◆ Problem requirements ◆
Beginning with the first line, set down every line through the one containing "current = [0.05, 0.05, 0.0265, 0.0]", exactly as it appears, but not the pictures.

-- start --

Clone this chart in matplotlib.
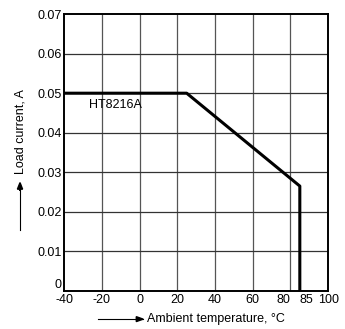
import matplotlib
matplotlib.use("Agg")
import matplotlib.pyplot as plt

plt.rcParams['font.family'] = ['Liberation Sans', 'DejaVu Sans']

# derating curve
temp = [-40, 25, 85, 85]
current = [0.05, 0.05, 0.0265, 0.0]

xticks = [-40, -20, 0, 20, 40, 60, 80, 85, 100]
xtick_labels = ['-40', '-20', '0', '20', '40', '60', '80', '85', '100']
xgrid = [-20, 0, 20, 40, 60, 80]
yticks = [0, 0.01, 0.02, 0.03, 0.04, 0.05, 0.06, 0.07]
ytick_labels = ['0', '0.01', '0.02', '0.03', '0.04', '0.05', '0.06', '0.07']

fig = plt.figure(figsize=(3.45, 3.29), dpi=100)
ax = fig.add_axes([0.186, 0.116, 0.765, 0.841])

for x in xgrid:
    ax.axvline(x, color='#555555', lw=0.9, zorder=1)
for y in yticks[1:-1]:
    ax.axhline(y, color='#333333', lw=0.9, zorder=1)

ax.plot(temp, current, color='black', lw=2.2, zorder=3)

ax.set_xlim(-40, 100)
ax.set_ylim(0, 0.07)
ax.set_xticks(xticks)
ax.set_xticklabels(xtick_labels)
ax.set_yticks(yticks)
ax.set_yticklabels(ytick_labels)
ax.tick_params(length=0, labelsize=9, pad=2)
for lab in ax.get_xticklabels():
    if lab.get_text() == '80':
        lab.set_horizontalalignment('right')
    if lab.get_text() == '85':
        lab.set_horizontalalignment('left')
ax.get_yticklabels()[0].set_verticalalignment('bottom')
for s in ax.spines.values():
    s.set_linewidth(1.4)

ax.text(-27, 0.047, 'HT8216A', fontsize=9, va='center', ha='left')

# axis labels with arrows
fig.text(0.425, 0.03, 'Ambient temperature, °C', fontsize=9, va='center', ha='left')
fig.add_artist(plt.Line2D([0.285, 0.415], [0.03, 0.03], color='black', lw=0.8))
fig.add_artist(matplotlib.patches.FancyArrow(0.395, 0.03, 0.02, 0, width=0.0, head_width=0.015,
                                             head_length=0.02, color='black', length_includes_head=True))
fig.text(0.058, 0.6, 'Load current, A', fontsize=9, va='center', ha='center', rotation=90)
fig.add_artist(plt.Line2D([0.058, 0.058], [0.3, 0.44], color='black', lw=0.8))
fig.add_artist(matplotlib.patches.FancyArrow(0.058, 0.42, 0, 0.025, width=0.0, head_width=0.015,
                                             head_length=0.02, color='black', length_includes_head=True))

fig.savefig('out.png', dpi=100)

-- end --

◆ Response for this exercise ◆
Clone this chart in matplotlib.
import matplotlib
matplotlib.use("Agg")
import matplotlib.pyplot as plt

plt.rcParams['font.family'] = ['Liberation Sans', 'DejaVu Sans']

# derating curve
temp = [-40, 25, 85, 85]
current = [0.05, 0.05, 0.0265, 0.0]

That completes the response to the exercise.